Merging columns in a DataFrame is a common data manipulation task in Python. In this guide, we'll walk you through the process of merging columns with different data types, specifically object and int64 columns, using the popular Python library, pandas. By the end of this guide, you will be able to merge object and int64 columns seamlessly.
Prerequisites
Before we start, make sure you have the following installed:
You can install pandas using pip:
pip install pandas
Step 1: Import pandas and create a sample DataFrame
First, let's import pandas and create a sample DataFrame to work with:
import pandas as pd
data = {
'ID': [1, 2, 3, 4, 5],
'Name': ['Alice', 'Bob', 'Charlie', 'David', 'Eve'],
'Age': [20, 25, 30, 35, 40]
}
df = pd.DataFrame(data)
Step 2: Convert the target int64 column to object
To merge columns with different data types, you first need to convert the target int64 column to an object data type. In this example, we'll convert the 'ID' column to object:
df['ID'] = df['ID'].astype(str)
Step 3: Merge object and int64 columns
Now that both columns have the same data type, you can merge them using the '+' operator or the concat()
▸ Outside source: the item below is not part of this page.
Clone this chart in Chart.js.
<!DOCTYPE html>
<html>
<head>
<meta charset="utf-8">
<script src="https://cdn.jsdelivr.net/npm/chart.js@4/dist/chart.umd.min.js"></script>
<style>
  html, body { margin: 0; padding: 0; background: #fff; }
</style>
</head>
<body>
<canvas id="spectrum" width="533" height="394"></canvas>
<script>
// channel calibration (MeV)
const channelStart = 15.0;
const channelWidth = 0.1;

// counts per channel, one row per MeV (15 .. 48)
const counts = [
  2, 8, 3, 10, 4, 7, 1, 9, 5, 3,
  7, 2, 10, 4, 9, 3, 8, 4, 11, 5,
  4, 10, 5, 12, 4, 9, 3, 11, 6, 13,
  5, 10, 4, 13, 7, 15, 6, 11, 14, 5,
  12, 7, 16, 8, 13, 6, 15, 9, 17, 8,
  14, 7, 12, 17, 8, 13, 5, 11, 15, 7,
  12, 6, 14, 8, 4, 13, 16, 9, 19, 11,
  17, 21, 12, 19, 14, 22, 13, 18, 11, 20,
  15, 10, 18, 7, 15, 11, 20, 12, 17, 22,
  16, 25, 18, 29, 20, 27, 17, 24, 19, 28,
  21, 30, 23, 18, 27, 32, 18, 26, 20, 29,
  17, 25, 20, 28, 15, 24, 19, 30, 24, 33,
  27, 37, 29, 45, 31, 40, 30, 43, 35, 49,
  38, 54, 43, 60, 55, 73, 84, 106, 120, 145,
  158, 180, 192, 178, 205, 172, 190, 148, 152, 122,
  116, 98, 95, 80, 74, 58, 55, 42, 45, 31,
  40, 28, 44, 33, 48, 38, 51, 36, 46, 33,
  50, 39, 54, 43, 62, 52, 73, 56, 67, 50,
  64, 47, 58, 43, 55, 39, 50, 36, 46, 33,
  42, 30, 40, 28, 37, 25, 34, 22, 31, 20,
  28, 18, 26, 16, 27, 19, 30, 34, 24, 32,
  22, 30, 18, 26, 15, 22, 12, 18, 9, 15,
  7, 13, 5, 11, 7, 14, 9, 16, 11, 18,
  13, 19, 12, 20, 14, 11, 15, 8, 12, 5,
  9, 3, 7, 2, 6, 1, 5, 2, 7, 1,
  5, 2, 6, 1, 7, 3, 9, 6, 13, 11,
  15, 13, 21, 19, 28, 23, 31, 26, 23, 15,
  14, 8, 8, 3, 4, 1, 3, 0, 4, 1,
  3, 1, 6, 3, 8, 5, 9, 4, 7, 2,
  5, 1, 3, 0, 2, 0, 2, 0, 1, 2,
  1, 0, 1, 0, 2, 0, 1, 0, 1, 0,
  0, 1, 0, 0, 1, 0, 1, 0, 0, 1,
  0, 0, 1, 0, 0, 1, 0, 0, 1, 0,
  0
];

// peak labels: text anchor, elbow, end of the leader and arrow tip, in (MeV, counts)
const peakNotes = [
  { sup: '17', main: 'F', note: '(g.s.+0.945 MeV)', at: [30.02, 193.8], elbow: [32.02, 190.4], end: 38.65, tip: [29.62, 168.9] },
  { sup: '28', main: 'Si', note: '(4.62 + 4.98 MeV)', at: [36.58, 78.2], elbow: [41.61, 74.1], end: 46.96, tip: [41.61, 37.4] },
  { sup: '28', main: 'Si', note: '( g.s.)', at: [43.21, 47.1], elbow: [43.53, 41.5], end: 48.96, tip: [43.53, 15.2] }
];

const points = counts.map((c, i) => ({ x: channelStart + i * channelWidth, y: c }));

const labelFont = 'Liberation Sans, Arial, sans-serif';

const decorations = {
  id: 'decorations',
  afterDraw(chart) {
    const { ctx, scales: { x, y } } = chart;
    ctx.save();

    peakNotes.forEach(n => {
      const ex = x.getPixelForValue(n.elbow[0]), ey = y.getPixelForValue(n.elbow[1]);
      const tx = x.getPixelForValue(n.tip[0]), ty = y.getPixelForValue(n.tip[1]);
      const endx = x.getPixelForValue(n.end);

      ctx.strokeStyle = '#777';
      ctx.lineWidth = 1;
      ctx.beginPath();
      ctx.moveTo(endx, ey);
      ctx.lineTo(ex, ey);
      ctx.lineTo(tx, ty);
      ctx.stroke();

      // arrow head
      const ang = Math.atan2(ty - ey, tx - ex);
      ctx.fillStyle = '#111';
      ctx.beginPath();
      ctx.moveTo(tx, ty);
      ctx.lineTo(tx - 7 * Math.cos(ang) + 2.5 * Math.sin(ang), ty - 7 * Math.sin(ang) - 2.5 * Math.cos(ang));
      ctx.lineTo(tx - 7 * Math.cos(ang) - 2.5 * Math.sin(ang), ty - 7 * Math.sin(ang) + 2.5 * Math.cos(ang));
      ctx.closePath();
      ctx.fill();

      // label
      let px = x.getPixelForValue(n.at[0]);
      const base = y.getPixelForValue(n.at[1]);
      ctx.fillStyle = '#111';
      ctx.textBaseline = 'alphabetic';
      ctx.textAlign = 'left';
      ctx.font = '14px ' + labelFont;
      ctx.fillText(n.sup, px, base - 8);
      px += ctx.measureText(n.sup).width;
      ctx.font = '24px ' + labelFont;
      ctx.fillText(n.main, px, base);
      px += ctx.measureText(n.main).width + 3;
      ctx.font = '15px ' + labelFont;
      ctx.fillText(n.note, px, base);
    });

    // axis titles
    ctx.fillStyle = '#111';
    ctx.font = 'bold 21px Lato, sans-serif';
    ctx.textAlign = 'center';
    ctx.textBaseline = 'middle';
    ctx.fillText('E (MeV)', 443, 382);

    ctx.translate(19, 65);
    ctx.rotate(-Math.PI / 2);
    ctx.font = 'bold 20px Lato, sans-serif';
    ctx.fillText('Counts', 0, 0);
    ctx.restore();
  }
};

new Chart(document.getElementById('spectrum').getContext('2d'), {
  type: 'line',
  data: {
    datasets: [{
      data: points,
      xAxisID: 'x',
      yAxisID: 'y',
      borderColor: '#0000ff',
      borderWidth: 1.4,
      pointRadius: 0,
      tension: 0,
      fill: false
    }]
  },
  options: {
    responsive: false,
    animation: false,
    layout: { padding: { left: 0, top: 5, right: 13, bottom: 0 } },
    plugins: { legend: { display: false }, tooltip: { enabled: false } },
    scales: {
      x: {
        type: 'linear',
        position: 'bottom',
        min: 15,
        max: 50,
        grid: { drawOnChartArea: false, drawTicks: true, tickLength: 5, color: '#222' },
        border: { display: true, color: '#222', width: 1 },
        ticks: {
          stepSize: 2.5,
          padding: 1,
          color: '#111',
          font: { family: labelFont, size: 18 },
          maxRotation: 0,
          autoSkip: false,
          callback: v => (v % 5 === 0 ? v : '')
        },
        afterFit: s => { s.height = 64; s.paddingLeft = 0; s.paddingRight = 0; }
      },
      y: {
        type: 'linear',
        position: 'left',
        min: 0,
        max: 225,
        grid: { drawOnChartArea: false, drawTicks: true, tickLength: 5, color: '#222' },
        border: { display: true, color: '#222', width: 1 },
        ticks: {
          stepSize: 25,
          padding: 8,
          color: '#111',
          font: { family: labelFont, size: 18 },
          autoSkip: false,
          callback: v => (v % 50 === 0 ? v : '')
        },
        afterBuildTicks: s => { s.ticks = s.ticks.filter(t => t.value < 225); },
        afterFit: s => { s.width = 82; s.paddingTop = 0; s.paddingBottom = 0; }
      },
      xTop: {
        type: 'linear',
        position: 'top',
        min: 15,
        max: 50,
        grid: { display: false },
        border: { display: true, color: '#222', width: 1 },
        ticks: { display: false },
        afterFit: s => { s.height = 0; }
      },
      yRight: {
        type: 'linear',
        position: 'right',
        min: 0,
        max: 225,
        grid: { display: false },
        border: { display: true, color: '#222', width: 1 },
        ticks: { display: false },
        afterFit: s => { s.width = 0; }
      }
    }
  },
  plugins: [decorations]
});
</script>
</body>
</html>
method. In this example, we'll merge the 'Name' and 'ID' columns:
df['Name_ID'] = df['Name'] + '_' + df['ID']
Step 4: Verify the merged column
Finally, let's check the resulting DataFrame to ensure that the merge was successful:
print(df)
The output should look like this:
ID Name Age Name_ID
0 1 Alice 20 Alice_1
1 2 Bob 25 Bob_2
2 3 Charlie 30 Charlie_3
3 4 David 35 David_4
4 5 Eve 40 Eve_5
Frequently Asked Questions (FAQ)
Why do I need to convert the int64 column to object?
When merging columns with different data types, a TypeError may be raised. By converting the int64 column to object, we ensure that both columns have the same data type, allowing us to merge them without encountering any errors.
Can I merge columns with other data types?
Yes, you can merge columns with other data types, such as float64 and bool. Just make sure to convert the target column to the appropriate data type before merging.
What if I want to merge more than two columns?
To merge more than two columns, you can chain multiple '+' operators or use the concat()
method with a list of columns. For example:
df['Name_Age_ID'] = df['Name'] + '_' + df['Age'].astype(str) + '_' + df['ID']
How do I merge columns with a custom separator?
To merge columns with a custom separator, simply replace the '+' operator with your desired separator. For example, to merge the 'Name' and 'ID' columns with a '-' separator:
df['Name_ID'] = df['Name'] + '-' + df['ID']
How do I revert the merged column back to its original data types?
To revert the merged column back to its original data types, you can use the split()
method to separate the values and then assign them to their respective columns. For example:
df[['Name', 'ID']] = df['Name_ID'].str.split('_', expand=True)
df['ID'] = df['ID'].astype(int)